Segundo o acadêmico, é possível que o governo brasileiro acabe aceitando os termos europeus, "dado o pragmatismo habitual que os primeiros governos Lula tiveram em sua política externa". A opinião é compartilhada pela professora de relações internacionais da Universidade Federal de São Paulo (Unifesp) Regiane Bressan, que não vê o bloco com força suficiente para responder à altura nessa demanda, ainda mais porque "os europeus não querem suavizar a postura para fechar o acordo".

Mercosul responde à carta paralela

As novas exigências da UE para o tratado, que seria o maior acordo comercial alcançado pelo bloco em termos de população, foram respondidas pelos países do Mercosul com um documento que, segundo fontes, possui apenas duas páginas e responde às questões europeias de maneira geral. Segundo essas fontes, isso indicaria discordâncias entre os países do Mercosul sobre o aceite dos termos europeus.
Especialistas acreditam que se o documento não for ratificado até o fim do ano, as negociações podem ir por água abaixo.
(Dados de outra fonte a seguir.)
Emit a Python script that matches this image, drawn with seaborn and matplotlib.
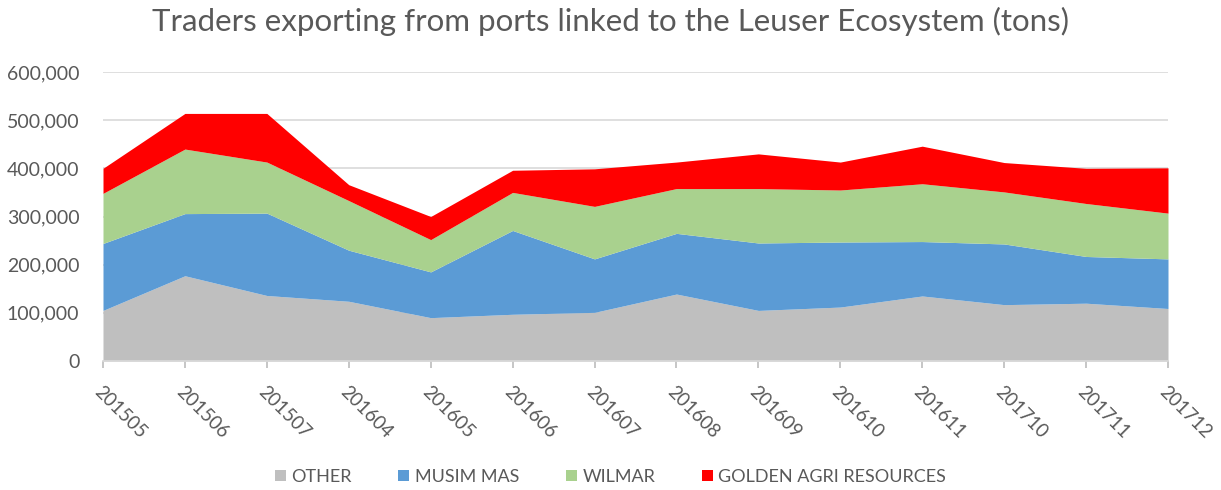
import matplotlib
matplotlib.use("Agg")
import matplotlib.pyplot as plt
import seaborn as sns
import numpy as np
from matplotlib.ticker import FuncFormatter

# monthly periods on the x axis
periods = ["201505", "201506", "201507", "201604", "201605", "201606", "201607",
           "201608", "201609", "201610", "201611", "201710", "201711", "201712"]

# export volumes per trader (tons)
other = [105000, 177000, 136000, 124000, 90000, 97000, 101000,
         139000, 105000, 112000, 135000, 117000, 120000, 109000]
musim_mas = [139000, 129000, 171000, 106000, 95000, 174000, 111000,
             126000, 140000, 135000, 113000, 126000, 97000, 103000]
wilmar = [104000, 134000, 106000, 103000, 67000, 79000, 109000,
          93000, 113000, 108000, 120000, 108000, 110000, 95000]
golden_agri = [52000, 74000, 101000, 33000, 48000, 46000, 78000,
               55000, 72000, 58000, 78000, 61000, 73000, 94000]

series_names = ["OTHER", "MUSIM MAS", "WILMAR", "GOLDEN AGRI RESOURCES"]
colors = ["#BFBFBF", "#5B9BD5", "#A9D18E", "#FF0000"]

sns.set_theme(style="white")
plt.rcParams['font.family'] = ['Lato', 'DejaVu Sans']

text_color = "#595959"

fig = plt.figure(figsize=(12.21, 4.9), dpi=100)
ax = fig.add_axes([103 / 1221, 1 - 361 / 490, (1168 - 103) / 1221, (361 - 72) / 490])

x = np.arange(len(periods))
ax.stackplot(x, other, musim_mas, wilmar, golden_agri,
             labels=series_names, colors=colors, linewidth=0, zorder=2)

ax.set_xlim(0, len(periods) - 1)
ax.set_ylim(0, 600000)
ax.set_yticks(np.arange(0, 600001, 100000))
ax.yaxis.set_major_formatter(FuncFormatter(lambda v, p: f"{int(v):,}"))
ax.yaxis.grid(True, color="#D9D9D9", linewidth=1.2, zorder=0)
ax.set_axisbelow(True)

ax.set_xticks(x)
ax.set_xticklabels(periods, rotation=-45, ha="left", va="top",
                   rotation_mode="anchor", fontsize=13.5, color=text_color)
ax.tick_params(axis="x", bottom=True, length=5, color="#BFBFBF", pad=11)
ax.tick_params(axis="y", left=False, labelsize=14, labelcolor=text_color, pad=11)

for side in ["top", "right", "left"]:
    ax.spines[side].set_visible(False)
ax.spines["bottom"].set_color("#D9D9D9")
ax.spines["bottom"].set_zorder(3)

fig.suptitle("Traders exporting from ports linked to the Leuser Ecosystem (tons)",
             y=0.985, fontsize=22.5, color=text_color)

fig.legend(loc="center", bbox_to_anchor=(0.5, 0.027), ncol=4, frameon=False,
           fontsize=13, handlelength=0.6, handleheight=0.6, handletextpad=0.3,
           columnspacing=2.6, labelcolor=text_color)

fig.savefig("out.png", dpi=100)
Para Barros de Albuquerque, a colocação das negociações na pauta de ambas as partes demonstra vontade de celebrar o acordo. No entanto, para Bressan, as chances de o tratado não ser firmado são grandes.

"Ainda que seja um momento muito propício, dado que nós temos um governo argentino em comunhão com o governo brasileiro. Eu acho que é possível que mude o governo da Argentina e, com isso, a gente tenha maiores dificuldades."

Reunião de membros do Mercosul pode ser decisiva

Antes de negociarem os termos da side-letter com a União Europeia, os Estados-membros do Mercosul devem chegar a um acordo conjunto sobre suas necessidades.
"Diferentemente da UE, não temos integração política no Mercosul em instituições supranacionais com poder decisório, e, portanto, qualquer posição do Mercosul tem que ser negociada e renegociada entre os membros plenos a cada nova rodada", disse Barros de Albuquerque.
Fontes internas do governo afirmaram à Sputnik Brasil que na próxima semana haverá uma videoconferência entre os representantes dos países para chegarem a um acordo e poderem negociar os termos com a Europa em outubro.

Discurso de Lula na ONU reflete preocupações com acordo

Além de ser a maior economia do Mercosul, o Brasil é também o país com mais ressalvas quanto às novas imposições europeias. Em seu discurso na ONU, o presidente Lula ressaltou a importância de enfrentar problemas urgentes, como a fome e a pobreza.
"A Europa só fala no meio ambiente, que é importante, e o Brasil tem grande potencial de ser um protagonista em relação à política ambiental, mas que isso não seja o único ponto do acordo", disse Regiane Bressan.

"Fica muito difícil a gente falar que um protecionismo verde teria mais importância ao Mercosul, por exemplo, quando na Argentina nós temos 40% da população, neste momento, abaixo da linha da pobreza", afirmou a professora.